Commercial Litigation and Arbitration

Sanctions — Position Not Frivolous Where Supported by One, Out-of-Circuit, Lower Court, Minority-View Opinion and There Is No Binding Supreme Court Precedent

From Burns v. George Basilikas Trust, 2010 U.S. App. LEXIS 6290 (D.C. Cir. Mar. 26, 2010) (issue of statutory construction):

In awarding sanctions, the bankruptcy court relied on the proposition that "§ 109(h)(3)(A), when read in the context of § 109(h) as a whole, cannot in any fashion be read to support" an interpretation that a petition may be filed without the filer's having made a request from an approved credit counseling agency. That is one interpretation of the statute; certainly it appears literally correct, and perhaps it will prove ultimately "correct" in the sense of receiving the Supreme Court's blessing or emerging as the unanimous opinion of the circuits.
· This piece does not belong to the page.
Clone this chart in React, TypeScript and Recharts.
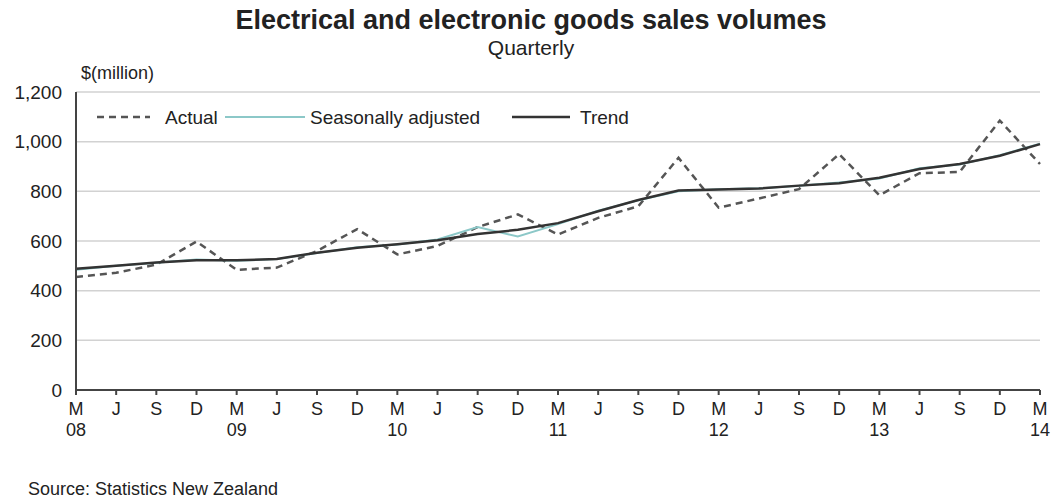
import { LineChart, Line, XAxis, YAxis, CartesianGrid } from 'recharts';

const quarters = [
  'M', 'J', 'S', 'D', 'M', 'J', 'S', 'D', 'M', 'J', 'S', 'D', 'M',
  'J', 'S', 'D', 'M', 'J', 'S', 'D', 'M', 'J', 'S', 'D', 'M',
];
const years = [
  '08', '', '', '', '09', '', '', '', '10', '', '', '', '11',
  '', '', '', '12', '', '', '', '13', '', '', '', '14',
];
const actual = [
  455, 472, 505, 598, 484, 493, 560, 648, 546, 580, 656, 707, 626,
  693, 740, 935, 734, 771, 809, 950, 784, 873, 878, 1085, 910,
];
const seasonallyAdjusted = [
  484, 500, 512, 525, 520, 527, 552, 575, 586, 606, 656, 618, 668,
  722, 764, 800, 808, 812, 822, 836, 852, 893, 908, 945, 992,
];
const trend = [
  488, 500, 513, 522, 522, 528, 553, 573, 587, 603, 628, 645, 672,
  720, 765, 803, 807, 811, 823, 833, 855, 890, 910, 943, 990,
];
const yTicks = [0, 200, 400, 600, 800, 1000, 1200];

const data = quarters.map((q, i) => ({
  key: `${q}${i}`,
  month: q,
  year: years[i],
  actual: actual[i],
  sa: seasonallyAdjusted[i],
  trend: trend[i],
}));

const FONT = '"Liberation Sans", Arial, sans-serif';
const ACTUAL_COLOR = '#555555';
const SA_COLOR = '#8cc8c8';
const TREND_COLOR = '#333333';

const QuarterTick = ({ x, y, payload }: any) => {
  const d = data[payload.index];
  return (
    <text x={x} y={y} textAnchor="middle" fontFamily={FONT} fontSize={18} fill="#222">
      <tspan x={x} dy={18}>{d.month}</tspan>
      {d.year && <tspan x={x} dy={21}>{d.year}</tspan>}
    </text>
  );
};

// legend drawn over the plot, top-left
const ChartLegend = () => (
  <svg width={620} height={26} style={{ position: 'absolute', left: 95, top: 104, fontFamily: FONT }}>
    <line x1={2} y1={13} x2={55} y2={13} stroke={ACTUAL_COLOR} strokeWidth={2.5} strokeDasharray="7 5" />
    <text x={70} y={20} fontSize={19} fill="#222">Actual</text>
    <line x1={130} y1={13} x2={210} y2={13} stroke={SA_COLOR} strokeWidth={2} />
    <text x={215} y={20} fontSize={19} fill="#222">Seasonally adjusted</text>
    <line x1={417} y1={13} x2={475} y2={13} stroke={TREND_COLOR} strokeWidth={2.5} />
    <text x={485} y={20} fontSize={19} fill="#222">Trend</text>
  </svg>
);

export default function App() {
  return (
    <div
      style={{
        position: 'absolute',
        left: 0,
        top: 0,
        width: 1056,
        height: 502,
        background: '#fff',
        fontFamily: FONT,
        color: '#222',
      }}
    >
      <div style={{ position: 'absolute', top: 5, width: 1062, textAlign: 'center', fontSize: 27, fontWeight: 'bold' }}>
        Electrical and electronic goods sales volumes
      </div>
      <div style={{ position: 'absolute', top: 36, width: 1062, textAlign: 'center', fontSize: 21 }}>
        Quarterly
      </div>
      <div style={{ position: 'absolute', top: 63, left: 81, fontSize: 18 }}>$(million)</div>
      <LineChart
        width={1056}
        height={502}
        data={data}
        margin={{ top: 92, right: 16, left: 0, bottom: 82 }}
      >
        <CartesianGrid vertical={false} stroke="#d2d2d2" strokeWidth={1.5} />
        <XAxis
          dataKey="key"
          tick={<QuarterTick />}
          interval={0}
          height={30}
          stroke="#444"
          strokeWidth={2}
          tickSize={5}
          tickMargin={2}
        />
        <YAxis
          domain={[0, 1200]}
          ticks={yTicks}
          width={76}
          tickLine={false}
          tickSize={0}
          tickMargin={14}
          stroke="#444"
          strokeWidth={2}
          tick={{ fontFamily: FONT, fontSize: 19, fill: '#222' }}
          tickFormatter={(v: number) => v.toLocaleString('en-US')}
        />
        <Line
          type="linear"
          dataKey="actual"
          stroke={ACTUAL_COLOR}
          strokeWidth={2.5}
          strokeDasharray="7 5"
          dot={false}
          isAnimationActive={false}
        />
        <Line
          type="linear"
          dataKey="sa"
          stroke={SA_COLOR}
          strokeWidth={2}
          dot={false}
          isAnimationActive={false}
        />
        <Line
          type="linear"
          dataKey="trend"
          stroke={TREND_COLOR}
          strokeWidth={2.5}
          dot={false}
          isAnimationActive={false}
        />
      </LineChart>
      <ChartLegend />
      <div style={{ position: 'absolute', top: 479, left: 28, fontSize: 18 }}>
        Source: Statistics New Zealand
      </div>
    </div>
  );
}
But counsel's reliance on a contrary view would be frivolous for purposes of Rule 11 sanctions only if "it can be said that a reasonable attorney in like circumstances could not have believed his actions to be legally justified." In re Sargent, 36 F.3d 349, 352 (4th Cir. 1998) (brackets and ellipses deleted). The Advisory Committee Notes on the most recent amendments of Rule 11 caution that "the extent to which a litigant has researched the issues and found some support for its theories even in minority opinions, in law review articles, or through consultation with other attorneys should certainly be taken into account in determining whether [11(b)(2)] has been violated." Fed. R. Civ. Pro. 11, Advisory Committee's Note (1993 Amendments) (emphasis added). Here we need not face when or how aggressively counsel can "swim upstream against the current of stare decisis," Gurary v. Winehouse, 235 F.3d 792, 799 (2d Cir. 2000), asserting theories rejected by the circuit or the Supreme Court. Burns faced no such preclusive authority, and his position had support in the Meza case [In re Meza, No. 2:06-cv-1307, 2007 U.S. Dist. LEXIS 48430 (E.D. Cal. June 25, 2007)], which he brought to the judge's attention.***

The bankruptcy court's view of the law—in the sense of the array of interpretations accepted by courts—was therefore mistaken, and its award of sanctions an abuse of discretion.